- [DATASET CONTENT]

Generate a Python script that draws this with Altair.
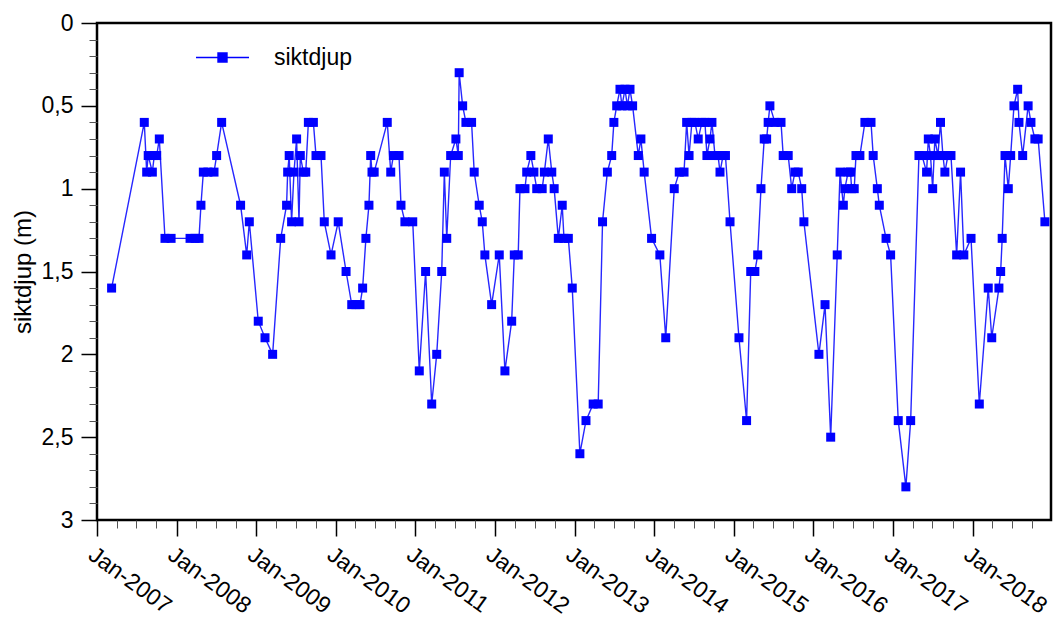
import altair as alt
import pandas as pd

# ---- data ----
dates = [
    "2007-03-09", "2007-08-06", "2007-08-17", "2007-08-24", "2007-09-12", "2007-09-21", "2007-10-02", "2007-10-14", "2007-11-09", "2007-12-07",
    "2008-03-03", "2008-03-26", "2008-04-13", "2008-04-22", "2008-05-03", "2008-05-24", "2008-06-21", "2008-07-03", "2008-07-26", "2008-10-21", "2008-11-18", "2008-11-30",
    "2009-01-10", "2009-02-10", "2009-03-17", "2009-04-23", "2009-05-20", "2009-05-25", "2009-06-01", "2009-06-12", "2009-06-23", "2009-07-05", "2009-07-16", "2009-07-22", "2009-08-05", "2009-08-16", "2009-08-28", "2009-09-20", "2009-10-02", "2009-10-25", "2009-11-09", "2009-12-10",
    "2010-01-12", "2010-02-17", "2010-03-15", "2010-04-03", "2010-04-22", "2010-05-04", "2010-05-19", "2010-06-02", "2010-06-10", "2010-06-16", "2010-06-26", "2010-08-25", "2010-09-10", "2010-09-22", "2010-10-18", "2010-10-27", "2010-11-14", "2010-12-20",
    "2011-01-19", "2011-02-17", "2011-03-17", "2011-04-09", "2011-05-02", "2011-05-14", "2011-05-25", "2011-06-12", "2011-07-06", "2011-07-17", "2011-07-21", "2011-08-06", "2011-08-21", "2011-09-16", "2011-09-28", "2011-10-21", "2011-11-04", "2011-11-16", "2011-12-17",
    "2012-01-21", "2012-02-16", "2012-03-18", "2012-03-30", "2012-04-17", "2012-04-25", "2012-05-18", "2012-05-26", "2012-06-14", "2012-06-28", "2012-07-11", "2012-08-05", "2012-08-15", "2012-09-02", "2012-09-18", "2012-09-29", "2012-10-18", "2012-11-05", "2012-11-13", "2012-12-03", "2012-12-21",
    "2013-01-25", "2013-02-22", "2013-03-27", "2013-04-19", "2013-05-09", "2013-05-31", "2013-06-20", "2013-06-30", "2013-07-13", "2013-07-28", "2013-08-06", "2013-08-20", "2013-08-31", "2013-09-12", "2013-09-24", "2013-10-20", "2013-11-01", "2013-11-16", "2013-12-20",
    "2014-01-27", "2014-02-23", "2014-04-03", "2014-04-26", "2014-05-18", "2014-05-30", "2014-06-10", "2014-06-23", "2014-07-07", "2014-07-22", "2014-08-08", "2014-08-22", "2014-08-31", "2014-09-14", "2014-09-23", "2014-10-07", "2014-10-21", "2014-10-30", "2014-11-13", "2014-11-24", "2014-12-15",
    "2015-01-25", "2015-03-01", "2015-03-20", "2015-04-08", "2015-04-21", "2015-05-06", "2015-05-21", "2015-06-01", "2015-06-08", "2015-06-16", "2015-07-09", "2015-08-06", "2015-08-16", "2015-09-08", "2015-09-24", "2015-10-09", "2015-10-24", "2015-11-09", "2015-11-19",
    "2016-01-27", "2016-02-24", "2016-03-21", "2016-04-20", "2016-05-03", "2016-05-18", "2016-05-25", "2016-06-09", "2016-06-20", "2016-06-25", "2016-07-07", "2016-07-15", "2016-08-02", "2016-08-25", "2016-09-22", "2016-10-02", "2016-10-21", "2016-10-30", "2016-11-30", "2016-12-21",
    "2017-01-25", "2017-03-01", "2017-03-23", "2017-04-30", "2017-05-14", "2017-06-04", "2017-06-12", "2017-06-22", "2017-07-02", "2017-07-12", "2017-07-26", "2017-08-07", "2017-08-18", "2017-08-27", "2017-09-10", "2017-09-24", "2017-10-20", "2017-11-07", "2017-11-22", "2017-12-25",
    "2018-02-01", "2018-03-14", "2018-03-30", "2018-05-02", "2018-05-10", "2018-05-17", "2018-05-30", "2018-06-14", "2018-06-25", "2018-07-10", "2018-07-27", "2018-08-02", "2018-08-19", "2018-09-13", "2018-09-26", "2018-10-14", "2018-10-29", "2018-11-29",
]

depth = [
    1.6, 0.6, 0.9, 0.8, 0.9, 0.8, 0.8, 0.7, 1.3, 1.3,
    1.3, 1.3, 1.3, 1.1, 0.9, 0.9, 0.9, 0.8, 0.6, 1.1, 1.4, 1.2,
    1.8, 1.9, 2.0, 1.3, 1.1, 0.9, 0.8, 1.2, 0.9, 0.7, 1.2, 0.8, 0.9, 0.9, 0.6, 0.6, 0.8, 0.8, 1.2, 1.4,
    1.2, 1.5, 1.7, 1.7, 1.7, 1.6, 1.3, 1.1, 0.8, 0.9, 0.9, 0.6, 0.9, 0.8, 0.8, 1.1, 1.2, 1.2,
    2.1, 1.5, 2.3, 2.0, 1.5, 0.9, 1.3, 0.8, 0.7, 0.8, 0.3, 0.5, 0.6, 0.6, 0.9, 1.1, 1.2, 1.4, 1.7,
    1.4, 2.1, 1.8, 1.4, 1.4, 1.0, 1.0, 0.9, 0.8, 0.9, 1.0, 1.0, 0.9, 0.7, 0.9, 1.0, 1.3, 1.1, 1.3, 1.3, 1.6,
    2.6, 2.4, 2.3, 2.3, 1.2, 0.9, 0.8, 0.6, 0.5, 0.4, 0.5, 0.4, 0.5, 0.4, 0.5, 0.8, 0.7, 0.9, 1.3,
    1.4, 1.9, 1.0, 0.9, 0.9, 0.6, 0.8, 0.6, 0.6, 0.7, 0.6, 0.6, 0.8, 0.7, 0.6, 0.8, 0.8, 0.9, 0.8, 0.8, 1.2,
    1.9, 2.4, 1.5, 1.5, 1.4, 1.0, 0.7, 0.7, 0.6, 0.5, 0.6, 0.6, 0.8, 0.8, 1.0, 0.9, 0.9, 1.0, 1.2,
    2.0, 1.7, 2.5, 1.4, 0.9, 1.1, 1.0, 0.9, 0.9, 1.0, 1.0, 0.8, 0.8, 0.6, 0.6, 0.8, 1.0, 1.1, 1.3, 1.4,
    2.4, 2.8, 2.4, 0.8, 0.8, 0.9, 0.7, 0.8, 1.0, 0.7, 0.8, 0.6, 0.8, 0.9, 0.8, 0.8, 1.4, 0.9, 1.4, 1.3,
    2.3, 1.6, 1.9, 1.6, 1.5, 1.3, 0.8, 1.0, 0.8, 0.5, 0.4, 0.6, 0.8, 0.5, 0.6, 0.7, 0.7, 1.2,
]

series_name = "siktdjup"
y_title = "siktdjup (m)"
major_years = [2007, 2008, 2009, 2010, 2011, 2012, 2013, 2014, 2015, 2016, 2017, 2018]
minor_months = [4, 7, 10]
y_major = [0, 0.5, 1, 1.5, 2, 2.5, 3]
y_minor = [0.1, 0.2, 0.3, 0.4, 0.6, 0.7, 0.8, 0.9, 1.1, 1.2, 1.3, 1.4, 1.6, 1.7, 1.8, 1.9,
           2.1, 2.2, 2.3, 2.4, 2.6, 2.7, 2.8, 2.9]

assert len(dates) == len(depth)

df = pd.DataFrame({"datum": dates, "siktdjup": depth, "serie": series_name})

FONT = "Liberation Sans"
BLUE = "#0000ff"
FS = 23

x_scale = alt.Scale(domain=[alt.DateTime(year=2007, month=1, date=1),
                            alt.DateTime(year=2018, month=12, date=27)])
y_scale = alt.Scale(domain=[0, 3], reverse=True, nice=False, zero=False)

x_major_axis = alt.Axis(
    values=[alt.DateTime(year=y, month=1, date=1) for y in major_years],
    format="%b-%Y", labelAngle=36, labelAlign="left", labelBaseline="top",
    labelFontSize=FS, labelFont=FONT, labelColor="black", labelPadding=7,
    tickSize=16, tickWidth=1.5, tickColor="black", domain=False, grid=False,
    title=None, orient="bottom", labelOverlap=False,
)
x_minor_axis = alt.Axis(
    values=[alt.DateTime(year=y, month=m, date=1) for y in major_years for m in minor_months],
    labels=False, tickSize=8, tickWidth=1, tickColor="#555555",
    domain=False, grid=False, title=None, orient="bottom",
)
y_major_axis = alt.Axis(
    values=y_major, format="~g", labelExpr="replace(datum.label, '.', ',')",
    labelFontSize=FS, labelFont=FONT, labelColor="black", labelPadding=8,
    tickSize=16, tickWidth=1.5, tickColor="black", domain=False, grid=False,
    title=y_title, titleFontSize=24, titleFont=FONT, titleFontWeight="normal",
    titleColor="black", titlePadding=6, orient="left",
)
y_minor_axis = alt.Axis(
    values=y_minor, labels=False, tickSize=8, tickWidth=1, tickColor="#555555",
    domain=False, grid=False, title=None, orient="left",
)

base = alt.Chart(df)

line = base.mark_line(color=BLUE, strokeWidth=1.4, opacity=0.85).encode(
    x=alt.X("datum:T", scale=x_scale, axis=x_major_axis),
    y=alt.Y("siktdjup:Q", scale=y_scale, axis=y_major_axis),
)

points = base.mark_point(shape="square", filled=True, size=81, opacity=1).encode(
    x=alt.X("datum:T", scale=x_scale, axis=x_minor_axis),
    y=alt.Y("siktdjup:Q", scale=y_scale, axis=y_minor_axis),
    color=alt.Color(
        "serie:N",
        scale=alt.Scale(range=[BLUE]),
        legend=alt.Legend(
            title=None, orient="none", legendX=98, legendY=7, padding=0,
            symbolType="M-1,0L1,0M-0.17,-0.17L0.17,-0.17L0.17,0.17L-0.17,0.17Z",
            symbolSize=2809, symbolStrokeWidth=1.4, symbolStrokeColor=BLUE,
            symbolFillColor=BLUE, symbolOpacity=1,
            labelFontSize=FS, labelFont=FONT, labelColor="black", labelOffset=24,
        ),
    ),
)

chart = (
    alt.layer(line, points)
    .resolve_axis(x="independent", y="independent")
    .properties(
        width=954, height=497,
        autosize=alt.AutoSizeParams(type="none"),
        padding={"left": 97, "top": 23, "right": 4, "bottom": 97},
    )
    .configure(font=FONT, background="white")
    .configure_view(stroke="black", strokeWidth=2.5)
)

chart.save("out.html", embed_options={"renderer": "svg", "actions": False})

- [WHAT YOU NEED TO DO]
Repeat the listing above up to and including the line with "import pandas as pd", starting from its first line. Drop any pictures.

- [WORKED ANSWER]
Generate a Python script that draws this with Altair.
import altair as alt
import pandas as pd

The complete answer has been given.